Failing the Sniff Test
Now it seems Bill Gross may have joined the same camp, though for some slightly different reasons. In his Investment Outlook article published yesterday, headlined, “Skunked,” he details the staggering size of the financial burden of our unfunded liabilities. As he points out, this is not some theoretical estimate of future spending, but rather, “The discounted net present value of current spending, should it continue at the projected demographic rate.” The sum total is around $75 trillion. As he points out, if you use the CPI plus 1% to calculate the interest rate on the debt (which is the rate he used to discount back the government’s future liabilities), interest expenses would equal $2.6 trillion, which is about ten times higher than the current level of $250 billion.

The bottom line is he feels the size of unfunded liabilities (a consequence mainly of entitlements) means we are headed to an increased use of the printing press.
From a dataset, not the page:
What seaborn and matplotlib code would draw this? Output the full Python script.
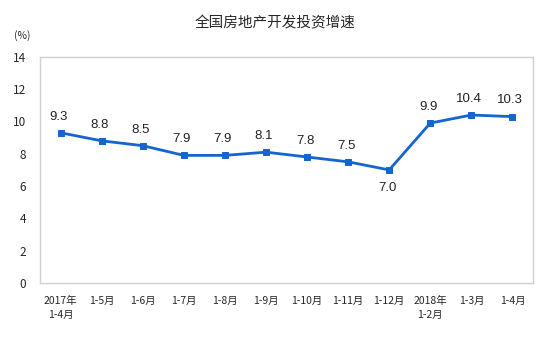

Gross suggests that, when it comes to the size of our real off-balance debt, as opposed to the size of the $9.1 trillion on-balance-sheet national debt ($11-$12 trillion counting agency debt), we are “out-Greeking the Greeks.”

He sums up by saying, “the only way out of the dilemma, absent very large entitlement cuts, is to default in one (or a combination) of four ways: 1) outright via contractual abrogation — surely unthinkable, 2) surreptitiously via accelerating and unexpectedly higher inflation — likely but not significant in its impact, 3) deceptively via a declining dollar — currently taking place right in front of our noses, and 4) stealthily via policy rates and Treasury yields far below historical levels — paying savers less on their money and hoping they won’t complain.”
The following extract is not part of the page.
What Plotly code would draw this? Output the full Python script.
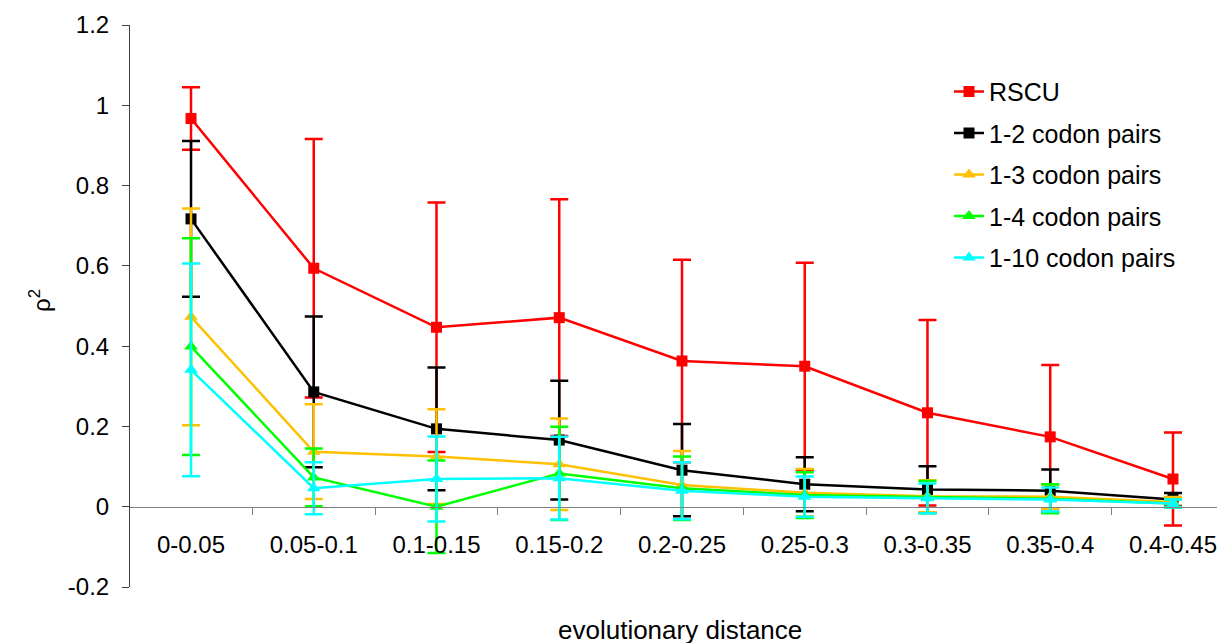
import plotly.graph_objects as go

categories = ["0-0.05", "0.05-0.1", "0.1-0.15", "0.15-0.2", "0.2-0.25",
              "0.25-0.3", "0.3-0.35", "0.35-0.4", "0.4-0.45"]

rscu = [0.967, 0.594, 0.447, 0.471, 0.363, 0.350, 0.234, 0.174, 0.069]
rscu_err = [0.078, 0.322, 0.311, 0.295, 0.252, 0.258, 0.231, 0.179, 0.116]

pairs_1_2 = [0.717, 0.286, 0.194, 0.166, 0.091, 0.056, 0.043, 0.040, 0.018]
pairs_1_2_err = [0.194, 0.188, 0.153, 0.148, 0.115, 0.067, 0.058, 0.053, 0.016]

pairs_1_3 = [0.473, 0.137, 0.125, 0.106, 0.054, 0.035, 0.026, 0.025, 0.012]
pairs_1_3_err = [0.270, 0.118, 0.118, 0.114, 0.085, 0.059, 0.040, 0.030, 0.012]

pairs_1_4 = [0.399, 0.073, 0.000, 0.083, 0.046, 0.029, 0.024, 0.020, 0.008]
pairs_1_4_err = [0.270, 0.072, 0.115, 0.116, 0.079, 0.057, 0.040, 0.036, 0.010]

pairs_1_10 = [0.341, 0.046, 0.069, 0.071, 0.040, 0.025, 0.021, 0.018, 0.008]
pairs_1_10_err = [0.265, 0.065, 0.106, 0.103, 0.071, 0.050, 0.037, 0.030, 0.010]

y_tickvals = [-0.2, 0, 0.2, 0.4, 0.6, 0.8, 1.0, 1.2]
y_ticktext = ["-0.2", "0", "0.2", "0.4", "0.6", "0.8", "1", "1.2"]

series = [
    ("RSCU", rscu, rscu_err, "#FF0000", "square", 11),
    ("1-2 codon pairs", pairs_1_2, pairs_1_2_err, "#000000", "square", 11),
    ("1-3 codon pairs", pairs_1_3, pairs_1_3_err, "#FFC000", "triangle-up", 12),
    ("1-4 codon pairs", pairs_1_4, pairs_1_4_err, "#00FF00", "triangle-up", 12),
    ("1-10 codon pairs", pairs_1_10, pairs_1_10_err, "#00FFFF", "triangle-up", 12),
]

FONT = "Arial, Liberation Sans, sans-serif"

# page has an 8px body margin; layout below compensates for it
L, T, PH = 122, 17, 562
W, H = 1225, 643
PW = W - L

fig = go.Figure()
for name, vals, errs, color, sym, size in series:
    fig.add_trace(go.Scatter(
        x=categories, y=vals, name=name, mode="lines+markers",
        legendgroup=name,
        line=dict(color=color, width=2.5),
        marker=dict(symbol=sym, size=size, color=color),
        error_y=dict(type="data", array=errs, visible=True,
                     color=color, thickness=2.5, width=9),
    ))

fig.update_layout(
    width=W, height=H,
    margin=dict(l=L, r=0, t=T, b=H - T - PH),
    paper_bgcolor="white", plot_bgcolor="white",
    font=dict(family=FONT, size=24, color="black"),
    showlegend=True,
    legend=dict(x=(941 - L) / PW, y=0.922, xanchor="left", yanchor="top",
                font=dict(size=25, family=FONT, color="black"),
                tracegroupgap=6, bgcolor="rgba(0,0,0,0)"),
    xaxis=dict(type="category", range=[-0.497, 8.489],
               anchor="free", position=0.2 / 1.4,
               showline=True, linecolor="#808080", linewidth=1,
               ticks="outside", ticklen=7, tickcolor="#808080",
               tickson="boundaries", showgrid=False, zeroline=False,
               ticklabelstandoff=16,
               tickfont=dict(size=24, family=FONT, color="black")),
    yaxis=dict(range=[-0.2, 1.2], tickvals=y_tickvals, ticktext=y_ticktext,
               showline=True, linecolor="#404040", linewidth=1,
               ticks="outside", ticklen=7, tickcolor="#404040",
               showgrid=False, zeroline=False, ticklabelstandoff=8,
               tickfont=dict(size=24, family=FONT, color="black")),
    annotations=[
        dict(text="evolutionary distance", xref="paper", yref="paper",
             x=(672 - L) / PW, y=(T + PH - 622) / PH,
             xanchor="center", yanchor="middle", showarrow=False,
             font=dict(size=26, family=FONT, color="black")),
        dict(text="ρ<sup>2</sup>", xref="paper", yref="paper",
             x=(32 - L) / PW, y=1 - (292 - T) / PH,
             xanchor="center", yanchor="middle", showarrow=False,
             textangle=-90,
             font=dict(size=24, family=FONT, color="black")),
    ],
)

fig.write_html("out.html")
No One’s Default But Our Own
And finally, “Unless entitlements are substantially reformed, I am confident that this country will default on its debt; not in conventional ways, but by picking the pocket of savers via a combination of less observable, yet historically verifiable policies — inflation, currency devaluation and low to negative real interest rates.”
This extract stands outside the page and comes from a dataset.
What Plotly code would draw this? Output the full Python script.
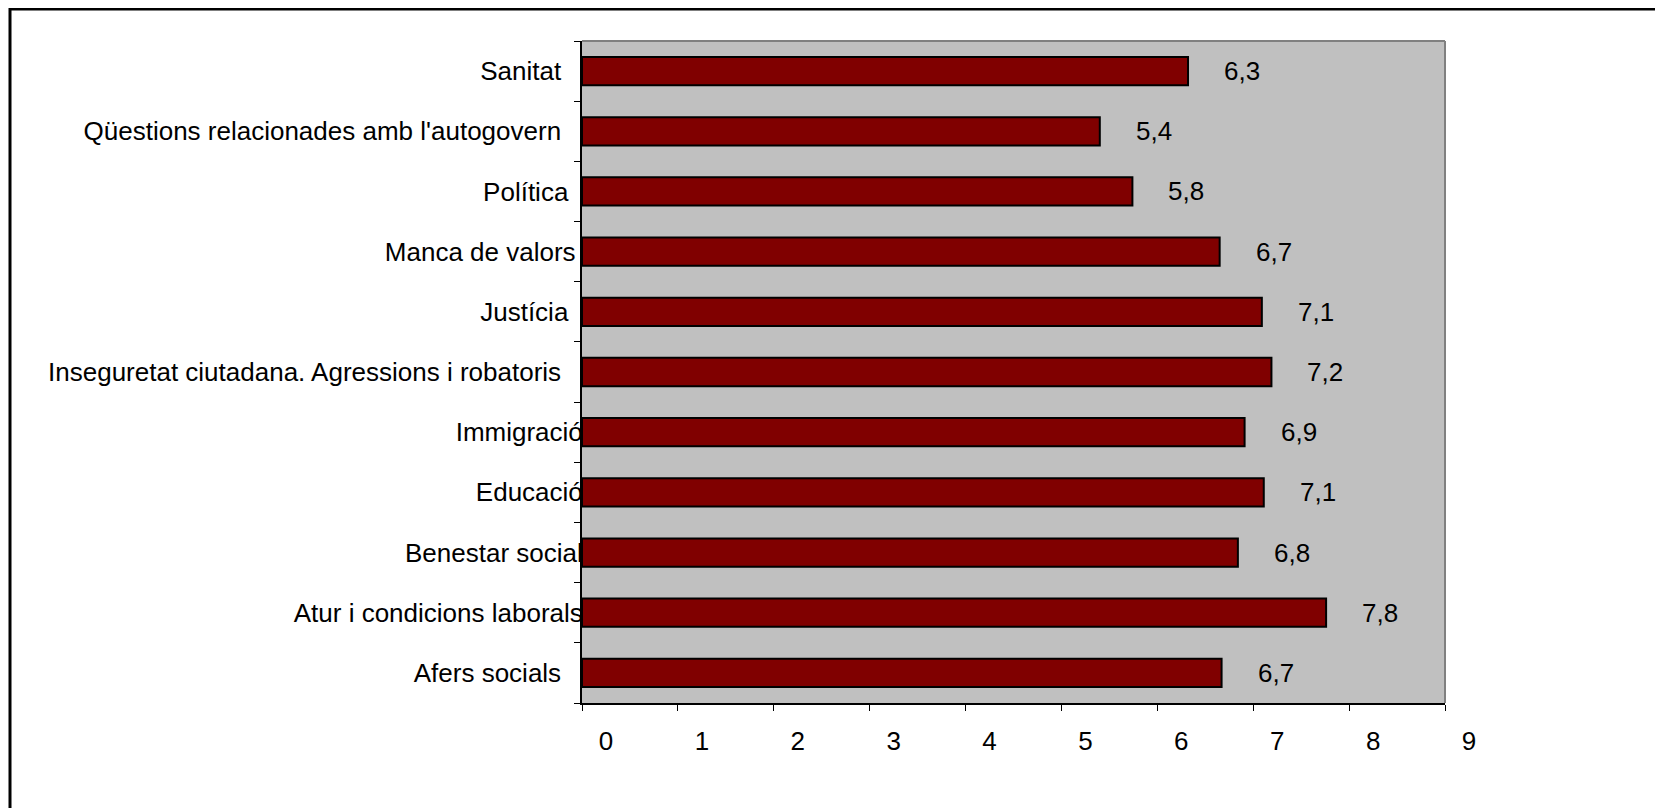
import plotly.graph_objects as go

# Categories, top to bottom as drawn
categories = [
    "Sanitat",
    "Qüestions relacionades amb l'autogovern",
    "Política",
    "Manca de valors",
    "Justícia",
    "Inseguretat ciutadana. Agressions i robatoris",
    "Immigració",
    "Educació",
    "Benestar social",
    "Atur i condicions laborals",
    "Afers socials",
]
# Bar lengths
bar_values = [6.32, 5.40, 5.74, 6.65, 7.09, 7.19, 6.91, 7.11, 6.84, 7.76, 6.67]
# Printed data labels
label_values = [6.3, 5.4, 5.8, 6.7, 7.1, 7.2, 6.9, 7.1, 6.8, 7.8, 6.7]
# Trailing blanks seen after some category labels
label_padding = [3, 3, 2, 1, 2, 3, 0, 0, 0, 0, 3]
x_ticks = [0, 1, 2, 3, 4, 5, 6, 7, 8, 9]

FONT = "Arial, Liberation Sans, sans-serif"
FS = 26

fig = go.Figure()
fig.add_trace(go.Bar(
    y=categories,
    x=bar_values,
    orientation="h",
    marker=dict(color="#800000", line=dict(color="#000000", width=2)),
    hoverinfo="x+y",
))

for cat, v, lab in zip(categories, bar_values, label_values):
    fig.add_annotation(
        x=v, y=cat, xref="x", yref="y",
        text=f"{lab:.1f}".replace(".", ","),
        showarrow=False, xanchor="left", yanchor="middle", xshift=34,
        font=dict(family=FONT, size=FS, color="#000000"),
    )

ticktext = [c + "\u00a0" * p for c, p in zip(categories, label_padding)]

fig.update_layout(
    width=1655, height=800,
    margin=dict(l=574, r=218, t=33, b=105),
    paper_bgcolor="#FFFFFF",
    plot_bgcolor="#C0C0C0",
    bargap=0.53,
    showlegend=False,
    font=dict(family=FONT, size=FS, color="#000000"),
    xaxis=dict(
        range=[0, 9], tickvals=x_ticks, ticktext=[str(t) for t in x_ticks],
        showgrid=False, zeroline=False,
        showline=True, linecolor="#000000", linewidth=2,
        ticks="outside", ticklen=6, tickcolor="#000000", tickwidth=1,
        ticklabelshift=24, ticklabelstandoff=8,
        tickfont=dict(family=FONT, size=FS, color="#000000"),
        fixedrange=True,
    ),
    yaxis=dict(
        categoryorder="array", categoryarray=categories,
        tickvals=categories, ticktext=ticktext,
        autorange="reversed",
        showgrid=False, zeroline=False,
        showline=True, linecolor="#000000", linewidth=2,
        ticks="outside", ticklen=6, tickcolor="#000000", tickwidth=1,
        tickson="boundaries", ticklabelstandoff=-8,
        tickfont=dict(family=FONT, size=FS, color="#000000"),
        fixedrange=True,
    ),
    shapes=[
        # gray plot-area border on top and right
        dict(type="line", xref="paper", yref="paper", x0=0, x1=1, y0=1, y1=1,
             line=dict(color="#808080", width=2)),
        dict(type="line", xref="paper", yref="paper", x0=1, x1=1, y0=0, y1=1,
             line=dict(color="#808080", width=2)),
        # outer black frame (extends beyond right and bottom edges)
        dict(type="rect", xref="paper", yref="paper",
             x0=-0.6628, x1=1.6, y0=-0.5, y1=1.0483,
             line=dict(color="#000000", width=3), layer="below"),
    ],
)

fig.write_html("out.html")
Those, of course, are exactly the policies we are pursuing now, which is why we are where we are. Inflation has become the order of the day and it will only intensify. Exactly when I can’t say, but it is worth pointing out that, since QE began, for about eighteen months the monetary base did not really percolate. But so far in 2011 it has exploded by 20% or so. I think that is a sign that inflation is likely to begin accelerating.

Of course, inflation is impacted by expectations. If people think prices are going to climb, they buy in advance, and vice versa. Thus, psychology plays a large role. However, as I pointed out not too long ago, the mindset is changing and the genie is out of the bottle.